• [WHAT IS REQUIRED]:
Gather all lines with "this" from the records.
--- --- ---
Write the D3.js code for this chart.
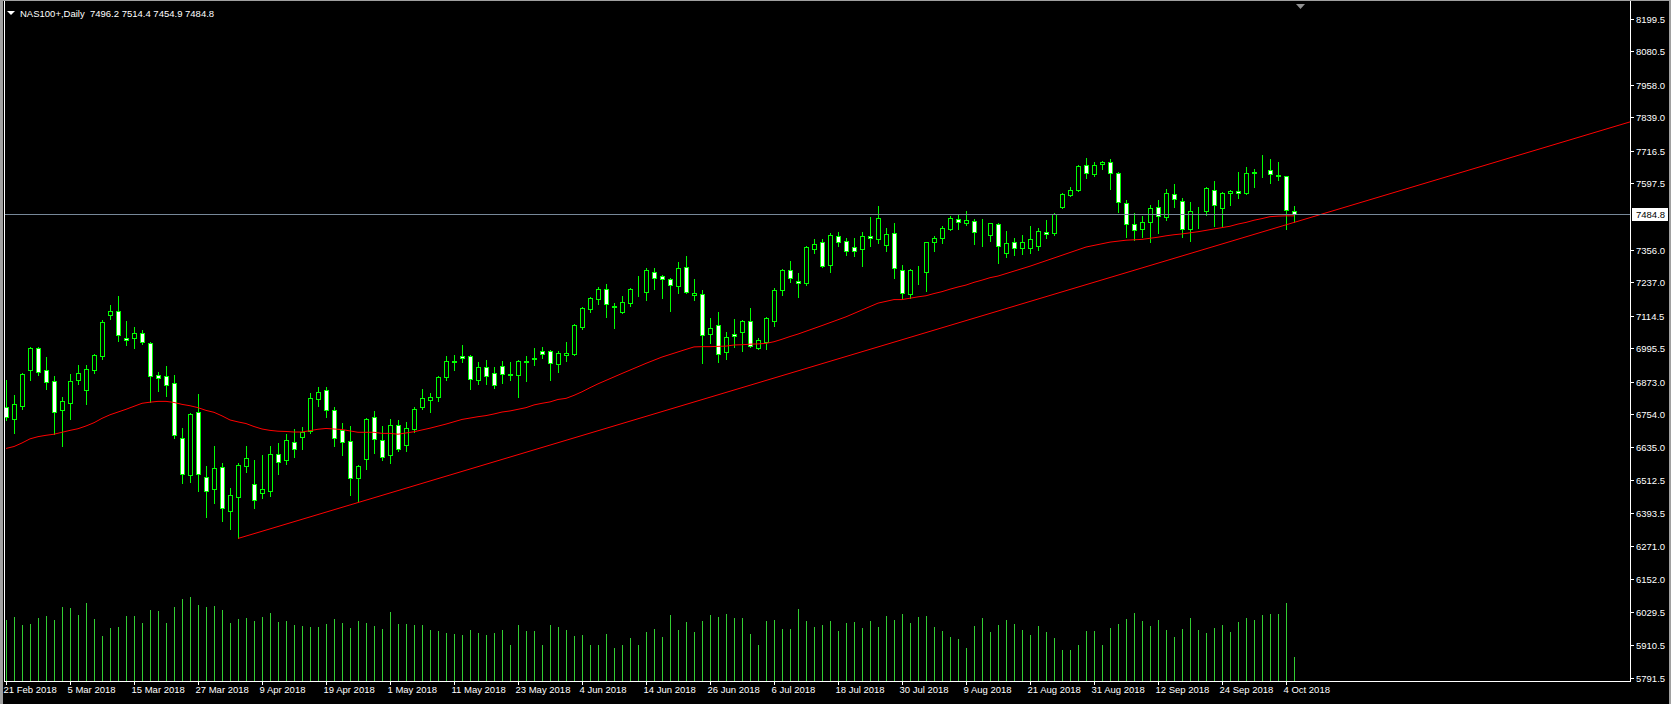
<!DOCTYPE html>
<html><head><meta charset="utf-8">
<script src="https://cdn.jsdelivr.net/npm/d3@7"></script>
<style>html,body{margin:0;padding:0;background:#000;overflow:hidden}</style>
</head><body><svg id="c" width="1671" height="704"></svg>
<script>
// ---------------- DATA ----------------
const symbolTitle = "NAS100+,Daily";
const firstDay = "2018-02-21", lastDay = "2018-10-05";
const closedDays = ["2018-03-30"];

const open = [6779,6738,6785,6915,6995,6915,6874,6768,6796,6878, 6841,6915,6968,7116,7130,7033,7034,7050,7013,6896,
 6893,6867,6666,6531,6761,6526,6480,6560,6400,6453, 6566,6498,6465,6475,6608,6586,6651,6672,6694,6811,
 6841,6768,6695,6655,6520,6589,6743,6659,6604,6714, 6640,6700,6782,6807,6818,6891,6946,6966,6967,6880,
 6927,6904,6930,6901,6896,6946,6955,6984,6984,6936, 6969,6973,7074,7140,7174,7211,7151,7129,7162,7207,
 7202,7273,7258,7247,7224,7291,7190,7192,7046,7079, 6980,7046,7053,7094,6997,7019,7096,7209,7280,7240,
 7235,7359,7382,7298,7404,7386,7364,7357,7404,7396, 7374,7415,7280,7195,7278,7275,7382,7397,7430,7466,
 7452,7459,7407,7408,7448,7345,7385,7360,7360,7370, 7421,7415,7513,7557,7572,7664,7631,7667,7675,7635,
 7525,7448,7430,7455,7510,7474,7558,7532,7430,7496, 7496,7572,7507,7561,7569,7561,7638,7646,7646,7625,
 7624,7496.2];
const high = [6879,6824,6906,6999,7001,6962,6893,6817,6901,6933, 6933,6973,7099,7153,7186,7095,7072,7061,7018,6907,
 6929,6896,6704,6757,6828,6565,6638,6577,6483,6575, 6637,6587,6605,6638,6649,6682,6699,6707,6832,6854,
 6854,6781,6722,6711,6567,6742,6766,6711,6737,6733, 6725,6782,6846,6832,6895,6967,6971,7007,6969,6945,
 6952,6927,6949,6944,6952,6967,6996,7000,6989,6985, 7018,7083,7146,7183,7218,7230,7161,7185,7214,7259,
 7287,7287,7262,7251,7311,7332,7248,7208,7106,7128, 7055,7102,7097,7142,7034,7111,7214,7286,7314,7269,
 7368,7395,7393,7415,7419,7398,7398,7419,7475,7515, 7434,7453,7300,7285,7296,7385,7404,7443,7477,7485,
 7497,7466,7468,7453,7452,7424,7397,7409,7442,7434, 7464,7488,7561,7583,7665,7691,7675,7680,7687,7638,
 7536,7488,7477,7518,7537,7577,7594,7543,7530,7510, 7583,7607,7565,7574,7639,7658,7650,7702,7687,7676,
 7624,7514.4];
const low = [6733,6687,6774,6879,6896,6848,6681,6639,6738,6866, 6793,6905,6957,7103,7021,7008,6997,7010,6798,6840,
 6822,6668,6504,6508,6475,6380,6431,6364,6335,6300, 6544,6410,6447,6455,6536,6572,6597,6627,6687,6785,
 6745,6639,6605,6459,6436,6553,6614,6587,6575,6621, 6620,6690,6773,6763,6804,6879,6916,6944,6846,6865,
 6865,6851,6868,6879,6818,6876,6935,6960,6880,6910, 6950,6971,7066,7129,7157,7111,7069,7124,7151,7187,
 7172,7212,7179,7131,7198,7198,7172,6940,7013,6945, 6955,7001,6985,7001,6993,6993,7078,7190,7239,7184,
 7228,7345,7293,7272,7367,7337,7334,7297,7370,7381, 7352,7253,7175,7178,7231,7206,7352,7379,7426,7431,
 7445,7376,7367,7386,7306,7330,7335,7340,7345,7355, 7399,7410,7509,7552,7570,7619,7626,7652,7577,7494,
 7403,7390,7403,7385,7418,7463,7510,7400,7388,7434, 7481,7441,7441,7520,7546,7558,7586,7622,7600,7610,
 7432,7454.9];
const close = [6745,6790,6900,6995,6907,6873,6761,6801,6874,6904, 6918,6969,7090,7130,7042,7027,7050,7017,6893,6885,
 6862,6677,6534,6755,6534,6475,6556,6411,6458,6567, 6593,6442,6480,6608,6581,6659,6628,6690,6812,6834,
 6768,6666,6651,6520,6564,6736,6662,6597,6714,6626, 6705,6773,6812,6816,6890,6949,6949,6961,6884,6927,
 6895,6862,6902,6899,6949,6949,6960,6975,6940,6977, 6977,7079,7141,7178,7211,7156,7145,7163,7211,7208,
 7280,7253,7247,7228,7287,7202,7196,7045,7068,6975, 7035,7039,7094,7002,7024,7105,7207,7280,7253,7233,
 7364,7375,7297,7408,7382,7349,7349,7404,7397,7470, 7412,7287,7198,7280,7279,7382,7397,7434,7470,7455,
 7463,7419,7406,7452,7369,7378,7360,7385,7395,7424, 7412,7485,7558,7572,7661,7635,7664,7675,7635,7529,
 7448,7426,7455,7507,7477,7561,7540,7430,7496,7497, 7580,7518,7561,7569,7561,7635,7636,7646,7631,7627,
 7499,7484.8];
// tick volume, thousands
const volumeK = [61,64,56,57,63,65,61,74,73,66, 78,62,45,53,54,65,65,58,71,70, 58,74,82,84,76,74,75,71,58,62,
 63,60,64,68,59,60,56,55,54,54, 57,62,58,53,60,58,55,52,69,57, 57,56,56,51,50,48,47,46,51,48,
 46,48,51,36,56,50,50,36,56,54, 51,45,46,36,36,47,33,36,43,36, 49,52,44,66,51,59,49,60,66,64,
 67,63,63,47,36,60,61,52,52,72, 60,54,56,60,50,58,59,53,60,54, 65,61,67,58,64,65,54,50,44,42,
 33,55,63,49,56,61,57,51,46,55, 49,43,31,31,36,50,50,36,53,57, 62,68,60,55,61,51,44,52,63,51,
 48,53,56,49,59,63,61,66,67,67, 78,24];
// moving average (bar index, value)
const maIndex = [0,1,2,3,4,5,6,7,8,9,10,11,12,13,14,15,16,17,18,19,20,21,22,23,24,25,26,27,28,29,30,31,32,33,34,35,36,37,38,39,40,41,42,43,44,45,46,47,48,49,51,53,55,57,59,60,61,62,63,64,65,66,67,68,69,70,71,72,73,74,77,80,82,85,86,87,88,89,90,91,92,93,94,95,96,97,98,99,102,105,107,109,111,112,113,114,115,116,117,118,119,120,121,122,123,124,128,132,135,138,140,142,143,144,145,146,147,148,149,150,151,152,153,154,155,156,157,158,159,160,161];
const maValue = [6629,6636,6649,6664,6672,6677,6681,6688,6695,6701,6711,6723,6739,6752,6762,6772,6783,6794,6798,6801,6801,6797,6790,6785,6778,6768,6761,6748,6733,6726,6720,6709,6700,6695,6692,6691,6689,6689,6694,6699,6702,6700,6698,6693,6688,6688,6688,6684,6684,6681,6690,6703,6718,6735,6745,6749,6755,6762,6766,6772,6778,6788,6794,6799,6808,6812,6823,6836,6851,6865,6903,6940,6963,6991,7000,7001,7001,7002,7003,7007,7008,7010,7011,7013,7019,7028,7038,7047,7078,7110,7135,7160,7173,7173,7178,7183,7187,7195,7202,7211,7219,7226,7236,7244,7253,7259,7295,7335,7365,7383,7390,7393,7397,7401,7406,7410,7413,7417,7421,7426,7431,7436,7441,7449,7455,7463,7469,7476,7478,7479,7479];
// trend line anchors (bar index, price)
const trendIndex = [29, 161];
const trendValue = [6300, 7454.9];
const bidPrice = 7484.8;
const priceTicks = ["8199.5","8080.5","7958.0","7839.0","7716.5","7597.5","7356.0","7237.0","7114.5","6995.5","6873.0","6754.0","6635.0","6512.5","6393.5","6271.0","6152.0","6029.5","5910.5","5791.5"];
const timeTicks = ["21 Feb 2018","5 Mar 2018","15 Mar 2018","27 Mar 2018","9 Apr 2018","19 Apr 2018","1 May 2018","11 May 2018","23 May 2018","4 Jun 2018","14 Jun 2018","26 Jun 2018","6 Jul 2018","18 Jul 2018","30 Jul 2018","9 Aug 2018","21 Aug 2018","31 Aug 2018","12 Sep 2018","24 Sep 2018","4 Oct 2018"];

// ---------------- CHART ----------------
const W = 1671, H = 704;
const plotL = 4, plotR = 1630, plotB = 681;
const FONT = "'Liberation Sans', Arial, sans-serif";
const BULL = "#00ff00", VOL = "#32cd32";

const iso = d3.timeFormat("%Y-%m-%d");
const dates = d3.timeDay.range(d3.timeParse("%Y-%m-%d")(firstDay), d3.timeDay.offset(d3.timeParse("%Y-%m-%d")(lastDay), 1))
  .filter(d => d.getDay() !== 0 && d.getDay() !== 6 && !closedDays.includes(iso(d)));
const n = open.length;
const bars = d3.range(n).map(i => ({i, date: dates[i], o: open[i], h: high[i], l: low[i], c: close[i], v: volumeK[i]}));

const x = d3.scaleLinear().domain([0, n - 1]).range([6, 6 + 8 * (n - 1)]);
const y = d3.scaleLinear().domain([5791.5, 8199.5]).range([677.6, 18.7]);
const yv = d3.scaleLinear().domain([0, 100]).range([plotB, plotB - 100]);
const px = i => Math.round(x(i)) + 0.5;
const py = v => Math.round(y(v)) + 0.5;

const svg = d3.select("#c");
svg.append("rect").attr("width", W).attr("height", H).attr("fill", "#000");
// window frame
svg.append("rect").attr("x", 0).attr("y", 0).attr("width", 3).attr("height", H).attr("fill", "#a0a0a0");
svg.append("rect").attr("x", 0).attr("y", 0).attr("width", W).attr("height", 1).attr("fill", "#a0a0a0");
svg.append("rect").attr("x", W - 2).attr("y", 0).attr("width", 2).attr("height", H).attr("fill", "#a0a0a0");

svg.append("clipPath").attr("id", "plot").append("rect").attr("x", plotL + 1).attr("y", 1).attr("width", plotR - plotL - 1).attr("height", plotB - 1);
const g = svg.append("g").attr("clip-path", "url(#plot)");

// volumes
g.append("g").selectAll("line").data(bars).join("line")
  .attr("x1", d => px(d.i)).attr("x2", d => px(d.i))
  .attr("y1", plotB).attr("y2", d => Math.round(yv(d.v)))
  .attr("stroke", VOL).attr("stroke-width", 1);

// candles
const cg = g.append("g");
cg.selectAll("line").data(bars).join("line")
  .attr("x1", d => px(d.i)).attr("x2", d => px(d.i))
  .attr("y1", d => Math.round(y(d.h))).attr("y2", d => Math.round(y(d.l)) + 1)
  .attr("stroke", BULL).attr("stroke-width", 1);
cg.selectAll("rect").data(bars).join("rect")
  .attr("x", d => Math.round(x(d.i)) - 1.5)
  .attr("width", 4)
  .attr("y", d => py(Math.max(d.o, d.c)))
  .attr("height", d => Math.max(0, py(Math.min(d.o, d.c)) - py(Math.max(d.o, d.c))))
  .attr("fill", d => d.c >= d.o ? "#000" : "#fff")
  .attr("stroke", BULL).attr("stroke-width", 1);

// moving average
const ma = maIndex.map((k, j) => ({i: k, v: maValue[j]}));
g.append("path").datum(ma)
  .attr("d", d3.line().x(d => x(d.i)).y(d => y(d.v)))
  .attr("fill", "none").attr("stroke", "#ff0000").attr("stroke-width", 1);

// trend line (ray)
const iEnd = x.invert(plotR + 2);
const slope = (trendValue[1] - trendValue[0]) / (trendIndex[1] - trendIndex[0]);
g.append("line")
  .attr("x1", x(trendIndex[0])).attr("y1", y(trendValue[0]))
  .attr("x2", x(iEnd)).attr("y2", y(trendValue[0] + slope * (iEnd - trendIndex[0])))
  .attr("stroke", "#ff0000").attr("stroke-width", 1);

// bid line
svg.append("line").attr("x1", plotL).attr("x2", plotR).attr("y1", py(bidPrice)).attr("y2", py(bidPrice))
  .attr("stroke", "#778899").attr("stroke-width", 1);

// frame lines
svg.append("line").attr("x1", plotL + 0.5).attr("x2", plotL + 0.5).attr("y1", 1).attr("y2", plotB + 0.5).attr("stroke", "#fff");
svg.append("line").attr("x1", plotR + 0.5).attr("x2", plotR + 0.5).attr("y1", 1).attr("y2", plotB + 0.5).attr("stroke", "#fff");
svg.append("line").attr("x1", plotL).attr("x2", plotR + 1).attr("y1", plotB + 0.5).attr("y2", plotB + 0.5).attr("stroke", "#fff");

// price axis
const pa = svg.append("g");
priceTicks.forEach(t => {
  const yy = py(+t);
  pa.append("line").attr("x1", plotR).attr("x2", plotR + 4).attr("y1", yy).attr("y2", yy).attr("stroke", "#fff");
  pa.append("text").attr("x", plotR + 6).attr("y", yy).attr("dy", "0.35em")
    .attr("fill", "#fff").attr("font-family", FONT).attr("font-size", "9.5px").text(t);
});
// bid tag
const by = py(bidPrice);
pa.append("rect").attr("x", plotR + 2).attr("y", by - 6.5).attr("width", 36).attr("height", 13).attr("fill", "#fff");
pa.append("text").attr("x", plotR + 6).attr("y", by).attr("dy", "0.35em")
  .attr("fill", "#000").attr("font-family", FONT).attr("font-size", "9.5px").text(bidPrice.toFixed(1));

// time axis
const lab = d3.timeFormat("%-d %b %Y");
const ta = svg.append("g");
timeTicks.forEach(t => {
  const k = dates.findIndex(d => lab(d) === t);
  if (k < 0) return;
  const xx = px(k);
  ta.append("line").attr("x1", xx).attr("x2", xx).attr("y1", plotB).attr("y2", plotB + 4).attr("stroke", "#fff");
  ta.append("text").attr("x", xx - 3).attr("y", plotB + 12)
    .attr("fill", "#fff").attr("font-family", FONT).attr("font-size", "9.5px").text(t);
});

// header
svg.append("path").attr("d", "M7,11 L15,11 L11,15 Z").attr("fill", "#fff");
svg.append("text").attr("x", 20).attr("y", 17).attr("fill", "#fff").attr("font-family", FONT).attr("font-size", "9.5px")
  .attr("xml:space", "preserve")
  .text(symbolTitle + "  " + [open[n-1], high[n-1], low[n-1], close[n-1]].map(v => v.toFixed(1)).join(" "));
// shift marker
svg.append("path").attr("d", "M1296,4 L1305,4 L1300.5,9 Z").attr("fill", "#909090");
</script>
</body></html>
--- --- ---
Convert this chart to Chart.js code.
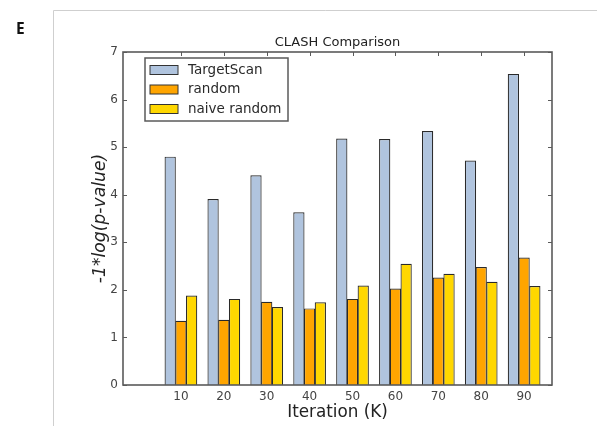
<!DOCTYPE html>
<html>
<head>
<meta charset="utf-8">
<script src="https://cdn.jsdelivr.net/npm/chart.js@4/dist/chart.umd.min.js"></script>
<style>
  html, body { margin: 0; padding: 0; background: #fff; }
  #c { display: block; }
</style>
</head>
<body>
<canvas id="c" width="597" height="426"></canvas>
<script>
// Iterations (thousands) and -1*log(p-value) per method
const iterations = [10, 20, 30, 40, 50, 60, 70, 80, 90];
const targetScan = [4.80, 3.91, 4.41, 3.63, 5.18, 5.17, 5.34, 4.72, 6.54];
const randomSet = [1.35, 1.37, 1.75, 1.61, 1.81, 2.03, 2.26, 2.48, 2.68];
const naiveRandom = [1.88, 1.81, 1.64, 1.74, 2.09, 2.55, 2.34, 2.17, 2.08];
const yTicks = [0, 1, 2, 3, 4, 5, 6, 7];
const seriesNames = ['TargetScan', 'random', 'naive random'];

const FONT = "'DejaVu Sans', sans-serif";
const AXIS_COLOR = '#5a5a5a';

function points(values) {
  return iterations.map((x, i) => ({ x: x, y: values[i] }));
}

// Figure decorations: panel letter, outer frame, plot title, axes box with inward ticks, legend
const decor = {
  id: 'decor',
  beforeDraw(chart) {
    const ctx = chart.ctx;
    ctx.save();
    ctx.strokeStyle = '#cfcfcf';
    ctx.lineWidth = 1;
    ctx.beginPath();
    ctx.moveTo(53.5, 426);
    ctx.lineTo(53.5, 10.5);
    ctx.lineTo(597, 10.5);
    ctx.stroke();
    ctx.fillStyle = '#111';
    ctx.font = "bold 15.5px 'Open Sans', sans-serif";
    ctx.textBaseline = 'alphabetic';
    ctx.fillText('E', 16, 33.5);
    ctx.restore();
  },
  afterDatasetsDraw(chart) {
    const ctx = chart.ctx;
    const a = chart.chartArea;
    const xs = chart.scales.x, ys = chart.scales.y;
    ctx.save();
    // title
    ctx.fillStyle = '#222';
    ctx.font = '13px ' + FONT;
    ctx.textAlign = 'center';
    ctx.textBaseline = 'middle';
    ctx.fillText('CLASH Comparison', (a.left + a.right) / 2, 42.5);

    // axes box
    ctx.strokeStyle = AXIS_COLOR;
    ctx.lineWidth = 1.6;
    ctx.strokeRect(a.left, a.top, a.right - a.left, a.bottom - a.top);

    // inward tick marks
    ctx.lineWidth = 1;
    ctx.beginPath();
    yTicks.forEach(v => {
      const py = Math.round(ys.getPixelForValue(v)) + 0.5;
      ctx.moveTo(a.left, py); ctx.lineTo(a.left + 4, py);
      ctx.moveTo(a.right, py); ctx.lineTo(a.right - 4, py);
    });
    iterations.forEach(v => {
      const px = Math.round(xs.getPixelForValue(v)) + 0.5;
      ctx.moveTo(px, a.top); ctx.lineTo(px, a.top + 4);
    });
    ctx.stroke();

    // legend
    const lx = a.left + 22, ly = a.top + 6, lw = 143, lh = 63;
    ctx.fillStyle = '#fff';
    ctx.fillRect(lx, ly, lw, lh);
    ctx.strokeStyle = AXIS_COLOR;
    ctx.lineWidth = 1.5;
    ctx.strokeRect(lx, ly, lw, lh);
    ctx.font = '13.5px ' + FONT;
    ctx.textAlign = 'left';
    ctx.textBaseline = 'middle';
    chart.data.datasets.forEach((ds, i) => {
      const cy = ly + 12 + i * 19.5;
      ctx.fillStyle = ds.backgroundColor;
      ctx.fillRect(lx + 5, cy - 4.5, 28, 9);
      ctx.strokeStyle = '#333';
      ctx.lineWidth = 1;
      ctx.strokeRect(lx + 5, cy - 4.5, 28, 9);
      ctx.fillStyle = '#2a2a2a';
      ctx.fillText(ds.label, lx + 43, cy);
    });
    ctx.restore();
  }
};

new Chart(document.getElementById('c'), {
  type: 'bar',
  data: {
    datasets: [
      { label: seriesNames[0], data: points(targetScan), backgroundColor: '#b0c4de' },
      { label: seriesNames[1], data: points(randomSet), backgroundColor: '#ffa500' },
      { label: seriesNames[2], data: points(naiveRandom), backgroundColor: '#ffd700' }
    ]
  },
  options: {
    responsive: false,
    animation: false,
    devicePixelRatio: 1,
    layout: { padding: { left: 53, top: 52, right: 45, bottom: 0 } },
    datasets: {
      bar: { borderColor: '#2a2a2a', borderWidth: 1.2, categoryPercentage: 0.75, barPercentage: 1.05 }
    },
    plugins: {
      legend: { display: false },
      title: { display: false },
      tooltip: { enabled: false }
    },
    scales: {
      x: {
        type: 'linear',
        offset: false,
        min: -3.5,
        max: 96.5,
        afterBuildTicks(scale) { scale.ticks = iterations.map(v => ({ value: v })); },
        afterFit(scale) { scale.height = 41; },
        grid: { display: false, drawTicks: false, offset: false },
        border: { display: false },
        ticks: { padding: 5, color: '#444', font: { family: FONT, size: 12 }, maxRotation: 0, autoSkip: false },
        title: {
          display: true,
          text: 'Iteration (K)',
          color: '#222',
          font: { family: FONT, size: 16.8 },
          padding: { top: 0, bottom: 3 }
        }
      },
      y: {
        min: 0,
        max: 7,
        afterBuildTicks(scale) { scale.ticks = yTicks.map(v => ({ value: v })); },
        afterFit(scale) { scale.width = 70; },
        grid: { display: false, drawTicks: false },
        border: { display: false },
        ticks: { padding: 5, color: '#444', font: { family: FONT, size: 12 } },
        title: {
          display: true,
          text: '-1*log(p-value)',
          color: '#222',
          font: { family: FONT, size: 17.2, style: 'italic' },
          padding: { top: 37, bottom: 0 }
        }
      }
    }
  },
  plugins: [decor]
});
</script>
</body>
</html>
--- --- ---
• [TASK RESPONSE]:
Write the D3.js code for this chart.
Convert this chart to Chart.js code.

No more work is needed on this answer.